● Brief:
Extract everything from the first line through the line with "const chart = echarts.init(document.getElementById('chart'));", both ends included, except for any pictures.

***

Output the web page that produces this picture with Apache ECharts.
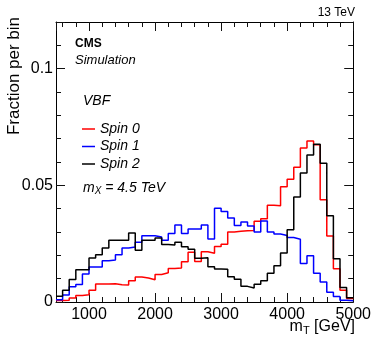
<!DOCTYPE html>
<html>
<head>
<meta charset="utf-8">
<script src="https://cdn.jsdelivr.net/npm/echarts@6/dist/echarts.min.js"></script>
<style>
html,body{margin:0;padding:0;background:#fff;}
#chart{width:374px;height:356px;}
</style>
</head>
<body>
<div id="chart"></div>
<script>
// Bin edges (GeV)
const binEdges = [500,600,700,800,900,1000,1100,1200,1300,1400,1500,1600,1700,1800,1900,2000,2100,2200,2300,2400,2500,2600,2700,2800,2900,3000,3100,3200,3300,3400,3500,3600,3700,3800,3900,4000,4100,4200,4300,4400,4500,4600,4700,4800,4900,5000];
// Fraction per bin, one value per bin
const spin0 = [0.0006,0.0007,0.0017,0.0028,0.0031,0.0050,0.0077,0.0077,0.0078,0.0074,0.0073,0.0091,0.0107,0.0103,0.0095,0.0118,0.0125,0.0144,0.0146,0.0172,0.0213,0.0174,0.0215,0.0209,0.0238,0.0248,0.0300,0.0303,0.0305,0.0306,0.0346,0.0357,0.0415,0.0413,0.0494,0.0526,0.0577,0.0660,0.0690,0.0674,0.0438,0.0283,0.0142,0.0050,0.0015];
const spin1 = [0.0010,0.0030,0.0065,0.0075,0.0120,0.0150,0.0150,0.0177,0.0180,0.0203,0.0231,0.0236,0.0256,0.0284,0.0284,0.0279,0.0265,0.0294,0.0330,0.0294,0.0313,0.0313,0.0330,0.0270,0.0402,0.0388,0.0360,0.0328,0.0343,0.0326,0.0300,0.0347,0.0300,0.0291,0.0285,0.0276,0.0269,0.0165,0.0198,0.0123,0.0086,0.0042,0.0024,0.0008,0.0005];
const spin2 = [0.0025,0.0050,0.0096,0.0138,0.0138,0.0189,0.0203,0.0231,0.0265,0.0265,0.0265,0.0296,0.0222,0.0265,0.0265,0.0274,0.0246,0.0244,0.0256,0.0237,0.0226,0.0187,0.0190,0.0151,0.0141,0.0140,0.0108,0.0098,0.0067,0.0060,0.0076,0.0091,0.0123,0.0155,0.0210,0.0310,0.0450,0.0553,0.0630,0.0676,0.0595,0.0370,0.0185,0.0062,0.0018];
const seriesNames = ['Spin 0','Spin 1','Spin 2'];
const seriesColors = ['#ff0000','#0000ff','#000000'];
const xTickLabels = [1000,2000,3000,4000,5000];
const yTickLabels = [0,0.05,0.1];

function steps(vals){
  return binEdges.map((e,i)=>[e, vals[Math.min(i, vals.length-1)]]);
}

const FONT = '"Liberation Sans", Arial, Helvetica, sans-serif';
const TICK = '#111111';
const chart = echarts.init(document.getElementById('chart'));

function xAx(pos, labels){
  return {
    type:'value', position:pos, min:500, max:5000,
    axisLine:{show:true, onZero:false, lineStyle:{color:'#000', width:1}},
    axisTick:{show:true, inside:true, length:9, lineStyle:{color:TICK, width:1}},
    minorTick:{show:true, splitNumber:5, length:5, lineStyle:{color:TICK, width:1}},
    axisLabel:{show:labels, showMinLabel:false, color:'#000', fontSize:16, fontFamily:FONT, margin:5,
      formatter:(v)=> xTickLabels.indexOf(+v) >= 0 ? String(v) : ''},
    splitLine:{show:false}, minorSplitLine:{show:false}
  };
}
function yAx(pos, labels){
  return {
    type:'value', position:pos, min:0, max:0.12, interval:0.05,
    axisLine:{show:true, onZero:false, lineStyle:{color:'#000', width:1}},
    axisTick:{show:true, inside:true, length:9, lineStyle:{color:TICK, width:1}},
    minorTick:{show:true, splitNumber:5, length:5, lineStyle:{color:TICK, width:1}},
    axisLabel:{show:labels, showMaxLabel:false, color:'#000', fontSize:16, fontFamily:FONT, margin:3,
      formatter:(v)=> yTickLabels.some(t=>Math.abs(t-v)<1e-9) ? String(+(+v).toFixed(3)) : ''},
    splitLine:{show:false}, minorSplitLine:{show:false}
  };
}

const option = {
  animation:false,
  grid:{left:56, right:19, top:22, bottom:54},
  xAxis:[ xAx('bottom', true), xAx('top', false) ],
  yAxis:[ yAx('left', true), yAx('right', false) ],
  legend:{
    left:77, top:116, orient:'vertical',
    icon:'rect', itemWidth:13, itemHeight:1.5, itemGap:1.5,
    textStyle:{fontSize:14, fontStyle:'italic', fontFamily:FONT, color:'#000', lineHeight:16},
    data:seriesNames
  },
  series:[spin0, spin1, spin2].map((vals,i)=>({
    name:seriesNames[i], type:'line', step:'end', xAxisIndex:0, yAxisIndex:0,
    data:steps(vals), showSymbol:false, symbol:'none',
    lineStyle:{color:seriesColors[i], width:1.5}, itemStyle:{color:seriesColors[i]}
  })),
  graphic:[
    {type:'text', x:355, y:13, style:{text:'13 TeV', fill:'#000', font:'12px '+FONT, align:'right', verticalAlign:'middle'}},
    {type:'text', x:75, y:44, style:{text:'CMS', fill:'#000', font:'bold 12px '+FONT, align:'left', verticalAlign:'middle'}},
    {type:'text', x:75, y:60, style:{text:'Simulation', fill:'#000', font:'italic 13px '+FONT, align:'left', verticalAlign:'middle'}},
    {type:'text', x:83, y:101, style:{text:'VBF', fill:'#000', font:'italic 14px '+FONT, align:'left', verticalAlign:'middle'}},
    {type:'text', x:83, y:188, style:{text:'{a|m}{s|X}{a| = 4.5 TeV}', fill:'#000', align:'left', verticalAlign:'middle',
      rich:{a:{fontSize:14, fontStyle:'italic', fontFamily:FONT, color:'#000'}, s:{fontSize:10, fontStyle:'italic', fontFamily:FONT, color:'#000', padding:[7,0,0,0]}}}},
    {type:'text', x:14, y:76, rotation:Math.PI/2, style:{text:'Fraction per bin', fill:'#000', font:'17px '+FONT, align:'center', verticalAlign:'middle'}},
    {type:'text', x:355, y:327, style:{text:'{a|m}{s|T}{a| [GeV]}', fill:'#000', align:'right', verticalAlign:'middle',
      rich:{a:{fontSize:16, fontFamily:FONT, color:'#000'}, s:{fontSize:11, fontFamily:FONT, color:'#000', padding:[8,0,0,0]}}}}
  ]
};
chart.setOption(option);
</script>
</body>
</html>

***

● Output for this exercise:
Output the web page that produces this picture with Apache ECharts.
<!DOCTYPE html>
<html>
<head>
<meta charset="utf-8">
<script src="https://cdn.jsdelivr.net/npm/echarts@6/dist/echarts.min.js"></script>
<style>
html,body{margin:0;padding:0;background:#fff;}
#chart{width:374px;height:356px;}
</style>
</head>
<body>
<div id="chart"></div>
<script>
// Bin edges (GeV)
const binEdges = [500,600,700,800,900,1000,1100,1200,1300,1400,1500,1600,1700,1800,1900,2000,2100,2200,2300,2400,2500,2600,2700,2800,2900,3000,3100,3200,3300,3400,3500,3600,3700,3800,3900,4000,4100,4200,4300,4400,4500,4600,4700,4800,4900,5000];
// Fraction per bin, one value per bin
const spin0 = [0.0006,0.0007,0.0017,0.0028,0.0031,0.0050,0.0077,0.0077,0.0078,0.0074,0.0073,0.0091,0.0107,0.0103,0.0095,0.0118,0.0125,0.0144,0.0146,0.0172,0.0213,0.0174,0.0215,0.0209,0.0238,0.0248,0.0300,0.0303,0.0305,0.0306,0.0346,0.0357,0.0415,0.0413,0.0494,0.0526,0.0577,0.0660,0.0690,0.0674,0.0438,0.0283,0.0142,0.0050,0.0015];
const spin1 = [0.0010,0.0030,0.0065,0.0075,0.0120,0.0150,0.0150,0.0177,0.0180,0.0203,0.0231,0.0236,0.0256,0.0284,0.0284,0.0279,0.0265,0.0294,0.0330,0.0294,0.0313,0.0313,0.0330,0.0270,0.0402,0.0388,0.0360,0.0328,0.0343,0.0326,0.0300,0.0347,0.0300,0.0291,0.0285,0.0276,0.0269,0.0165,0.0198,0.0123,0.0086,0.0042,0.0024,0.0008,0.0005];
const spin2 = [0.0025,0.0050,0.0096,0.0138,0.0138,0.0189,0.0203,0.0231,0.0265,0.0265,0.0265,0.0296,0.0222,0.0265,0.0265,0.0274,0.0246,0.0244,0.0256,0.0237,0.0226,0.0187,0.0190,0.0151,0.0141,0.0140,0.0108,0.0098,0.0067,0.0060,0.0076,0.0091,0.0123,0.0155,0.0210,0.0310,0.0450,0.0553,0.0630,0.0676,0.0595,0.0370,0.0185,0.0062,0.0018];
const seriesNames = ['Spin 0','Spin 1','Spin 2'];
const seriesColors = ['#ff0000','#0000ff','#000000'];
const xTickLabels = [1000,2000,3000,4000,5000];
const yTickLabels = [0,0.05,0.1];

function steps(vals){
  return binEdges.map((e,i)=>[e, vals[Math.min(i, vals.length-1)]]);
}

const FONT = '"Liberation Sans", Arial, Helvetica, sans-serif';
const TICK = '#111111';
const chart = echarts.init(document.getElementById('chart'));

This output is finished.